Catastrophe in British Science Fiction
It's the end of the world as we know it, and we don't feel particularly fine. What does British Science Fiction's fondness for the catastrophe tale tell us about ourselves?
Steve O'Hagan explores 'end of the world' science fiction, as examined in the BBC Four series 'The Martians and Us'.
As the 19th century melted into the next, the British Empire straddled the world in a seemingly unassailable position. But the writers of the fledgling genre of science fiction even then peered forward through the mists and sensed the catastrophe to come. Because from the angle of the better-off classes, that was what the 20th century represented to this unparalleled world power: complete disaster. From being the wealthiest, most advanced and most powerful nation on the planet, Britain had become practically a colony of its old colonial dominion, the USA.
Unlike the classic American disaster movie - where the emphasis is on the spectacle of the cataclysm itself and how human ingenuity can overcome it - the British catastrophe story is all about what happens next, after civilization falls. It asks how small groups of bewildered survivors will cope with their transformed circumstances. For British writers it is the chance to wipe the slate clean and start over.

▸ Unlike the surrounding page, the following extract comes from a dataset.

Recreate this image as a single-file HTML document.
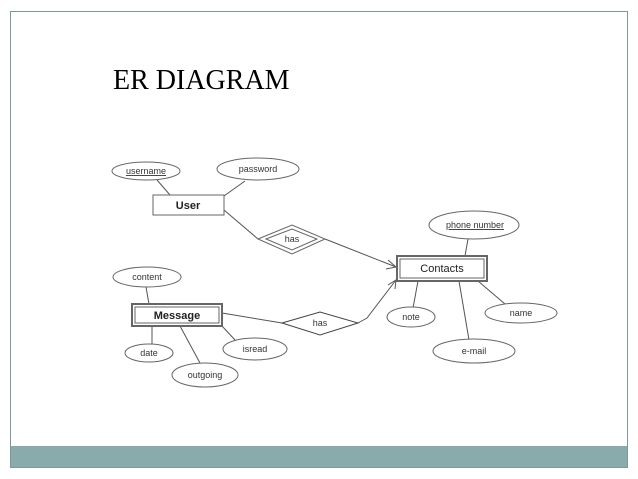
<!DOCTYPE html>
<html><head><meta charset="utf-8"><style>
html,body{margin:0;padding:0;background:#fff;width:638px;height:479px;overflow:hidden}
</style></head><body>
<svg width="638" height="479" viewBox="0 0 638 479" xmlns="http://www.w3.org/2000/svg" font-family="Liberation Sans, Arial, sans-serif">
<rect x="10.5" y="11.5" width="617" height="456" fill="#fff" stroke="#7f9999" stroke-width="1"/>
<rect x="11" y="446" width="616" height="21" fill="#8aabab"/>
<text x="113" y="89" font-family="Liberation Serif, serif" font-size="28" fill="#000">ER DIAGRAM</text>
<g stroke="#555" stroke-width="1" fill="none">
<line x1="157" y1="180" x2="170" y2="195"/>
<line x1="245" y1="181" x2="224" y2="196"/>
<line x1="224" y1="210" x2="258" y2="239"/>
<line x1="325" y1="239" x2="396" y2="267"/>
<polyline points="388,260 396,267 386,269"/>
<line x1="468" y1="239" x2="465" y2="256"/>
<line x1="146" y1="287" x2="149" y2="304"/>
<line x1="152" y1="326" x2="152" y2="345"/>
<line x1="180" y1="326" x2="200" y2="363"/>
<line x1="222" y1="326" x2="235" y2="340"/>
<line x1="222" y1="313" x2="282" y2="323"/>
<polyline points="358,323 367,318 396,280"/>
<polyline points="388,285 396,280 395,289"/>
<line x1="418" y1="281" x2="413" y2="308"/>
<line x1="478" y1="281" x2="505" y2="304"/>
<line x1="459" y1="281" x2="469" y2="340"/>
</g>
<g stroke="#666" fill="#fff" stroke-width="1">
<ellipse cx="146" cy="171" rx="34" ry="9"/>
<ellipse cx="258" cy="169" rx="41" ry="11"/>
<rect x="153" y="195" width="71" height="20"/>
<polygon points="258,239 292,225 325,239 292,254"/>
<polygon points="266,239 292,229 317,239 292,250"/>
<ellipse cx="474" cy="225" rx="45" ry="14"/>
<rect x="397" y="256" width="90" height="25" stroke-width="2"/>
<rect x="400" y="259" width="84" height="19"/>
<ellipse cx="147" cy="277" rx="34" ry="10"/>
<rect x="132" y="304" width="90" height="22" stroke-width="2"/>
<rect x="135" y="307" width="84" height="16"/>
<ellipse cx="149" cy="353" rx="24" ry="9"/>
<ellipse cx="205" cy="375" rx="33" ry="12"/>
<ellipse cx="255" cy="349" rx="32" ry="11"/>
<polygon points="282,323 320,312 358,323 320,335" stroke="#444"/>
<ellipse cx="411" cy="317" rx="24" ry="10"/>
<ellipse cx="521" cy="313" rx="36" ry="10"/>
<ellipse cx="474" cy="351" rx="41" ry="12"/>
</g>
<g font-size="9" fill="#333" text-anchor="middle">
<text x="146" y="174" text-decoration="underline">username</text>
<text x="258" y="172">password</text>
<text x="292" y="242">has</text>
<text x="475" y="228" text-decoration="underline">phone number</text>
<text x="147" y="280">content</text>
<text x="149" y="356">date</text>
<text x="205" y="378">outgoing</text>
<text x="255" y="352">isread</text>
<text x="320" y="326">has</text>
<text x="411" y="320">note</text>
<text x="521" y="316">name</text>
<text x="474" y="354">e-mail</text>
</g>
<g font-size="11" font-weight="bold" fill="#222" text-anchor="middle">
<text x="188" y="209">User</text>
<text x="442" y="272" font-weight="normal">Contacts</text>
<text x="177" y="319">Message</text>
</g>
</svg>
</body></html>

The British catastrophe often arrives disguised in cosy, comfortable form. The sea, once the conveyor of a proud navy and protective moat against invasion, has risen countless times to either inundate the nation, as in Sidney Fowler Wright's The Deluge (1927), or to dispatch some fearsome invader, as in John Wyndham’s The Kraken Wakes (1953). Britain’s island status, so often its saviour, becomes its downfall.
When fictional disasters strike, all those things Brits treasure most are twisted and warped. Country hedgerows rise up and become vicious Triffids. The proud capital, London, as if in recompense for the North / South divide, is constantly obliterated, the survivors scuttling off to eke out an existence in the countryside.
What joy British writers have found in levelling industrial society and returning to some kind of pastoral, paradisiacal idyll, a rejection of the smog-spewing industrial revolution, a yearning for the English country garden. And under it all labours the British national character, the stiff upper lip put to stern test. The Blitz spirit played out again and again.
As Britain began to adjust to its post-imperial status, the catastrophe story began to adopt new themes. Under the shadow of the mushroom cloud, John Wyndham ruminated on what kind of society was fit to survive in a world dominated by the twin poles of American capitalism and Soviet communism.
For JG Ballard, the catastrophe story was a way of pinpointing deep-rooted psychological impulses: Freudian desires for not only sex, but for self-destruction. Why else would his heroes choose to gravitate towards the epicentre of disaster rather than to flee it?
In the last few decades, the theme of catastrophe has fallen from vogue, save in a few notable exceptions: Danny Boyle’s sprinting zombie flick, 28 Days Later (2002), and Will Self’s flooded London satire, The Book of Dave (2006), among them. Why this great British tradition should be losing its lustre is something of a mystery. Perhaps the daily factual reports of an impending global climatic catastrophe have put fictional threats into perspective.